Wednesday, March 13, 2013

My Most Excellent Phone Skills


I donated blood one time at Memorial Blood Center, like two years ago, and they still call me all the time to see if I'll do it again. Seriously, all the f-ing time. I don't want to reward that kind of behavior, so I always let those calls go straight to voicemail. But one night I accidentally answered one of them. Big mistake.

The girl introduced herself as Mindy and started running through her script, then asked, "Can we count on you to make a donation this week?"

I hate when they phrase shit like that. Like when people on the street try to hand you a flyer and ask, "Can you spare a minute to help prevent child abuse?" How do you say no to that without sounding like a jerk?
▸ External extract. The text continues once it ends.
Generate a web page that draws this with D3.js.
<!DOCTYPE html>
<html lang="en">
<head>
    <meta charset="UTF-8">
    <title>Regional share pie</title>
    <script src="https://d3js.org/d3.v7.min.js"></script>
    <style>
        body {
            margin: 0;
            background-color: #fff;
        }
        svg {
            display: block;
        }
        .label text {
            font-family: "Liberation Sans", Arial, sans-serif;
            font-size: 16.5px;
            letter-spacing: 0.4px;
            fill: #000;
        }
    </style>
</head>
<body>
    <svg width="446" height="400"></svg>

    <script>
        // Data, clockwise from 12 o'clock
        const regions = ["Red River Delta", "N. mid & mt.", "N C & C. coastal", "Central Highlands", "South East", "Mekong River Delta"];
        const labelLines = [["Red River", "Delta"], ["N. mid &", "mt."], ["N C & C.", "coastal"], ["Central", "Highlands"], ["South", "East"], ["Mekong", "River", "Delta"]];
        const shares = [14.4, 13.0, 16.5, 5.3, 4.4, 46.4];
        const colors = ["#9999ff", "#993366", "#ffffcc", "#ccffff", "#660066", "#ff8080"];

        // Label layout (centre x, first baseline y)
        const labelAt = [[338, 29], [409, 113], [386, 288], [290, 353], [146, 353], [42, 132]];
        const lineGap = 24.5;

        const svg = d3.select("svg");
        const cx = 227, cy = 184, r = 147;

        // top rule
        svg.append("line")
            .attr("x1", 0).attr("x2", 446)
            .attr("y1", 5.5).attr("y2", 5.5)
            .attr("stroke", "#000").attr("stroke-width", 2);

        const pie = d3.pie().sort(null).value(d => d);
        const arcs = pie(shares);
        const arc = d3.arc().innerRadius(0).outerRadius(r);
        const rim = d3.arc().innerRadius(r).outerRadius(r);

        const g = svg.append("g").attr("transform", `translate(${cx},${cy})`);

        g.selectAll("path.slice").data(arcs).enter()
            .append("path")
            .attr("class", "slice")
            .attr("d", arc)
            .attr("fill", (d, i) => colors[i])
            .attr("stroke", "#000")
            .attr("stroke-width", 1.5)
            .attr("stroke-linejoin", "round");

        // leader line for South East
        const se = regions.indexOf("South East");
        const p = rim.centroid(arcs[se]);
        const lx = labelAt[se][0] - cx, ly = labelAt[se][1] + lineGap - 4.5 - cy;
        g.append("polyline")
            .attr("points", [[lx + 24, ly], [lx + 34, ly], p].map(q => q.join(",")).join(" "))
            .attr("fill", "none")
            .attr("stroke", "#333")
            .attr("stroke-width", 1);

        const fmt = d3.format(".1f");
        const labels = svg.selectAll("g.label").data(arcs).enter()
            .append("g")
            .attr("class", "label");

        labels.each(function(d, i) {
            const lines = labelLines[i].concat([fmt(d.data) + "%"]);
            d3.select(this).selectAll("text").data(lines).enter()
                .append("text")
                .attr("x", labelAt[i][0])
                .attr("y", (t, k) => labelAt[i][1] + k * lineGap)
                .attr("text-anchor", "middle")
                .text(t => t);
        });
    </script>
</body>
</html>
But I knew I wasn't going to go to St. Paul to give blood that week, so I told her no.

And then she asked why. Not shockingly, but still a little unsettling, my first instinct was to lie. "I'm currently ineligible to donate," I said. Nice, Marie, I thought. That should be the end of that.

"In what way are you ineligible?" she asked.

I wasn't expecting a follow up question, so I stuttered through the first thing that came to mind. "Oh, um... I'm, uh, taking a... this medication that makes it so I can't give blood." It was pretty obvious to both of us that I was lying.

"And what medication is that?" she asked. I think Mindy here was calling my bluff. Under normal circumstances I would probably be indignant, since that information is absolutely none of this stranger's business. But I was caught in a lie, and I was starting to feel guilty and nervous.

"Um... I don't, I mean... I can't really remember the name of it right now." Oh God, Marie, that wasn't even a little bit good.

Then Mindy took even further and asked,"Well what condition does it treat?" I could practically hear her smirking on the other end. She was obviously crossing the line, but I was in too deep now.

My mind scrambled to come up with something, anything. But it was too much pressure and I totally blanked. "It's, uuuuhhhh......" Click. I finally gave up after an uncomfortable amount of time and just hung up. I wish I would have told her it was AIDS.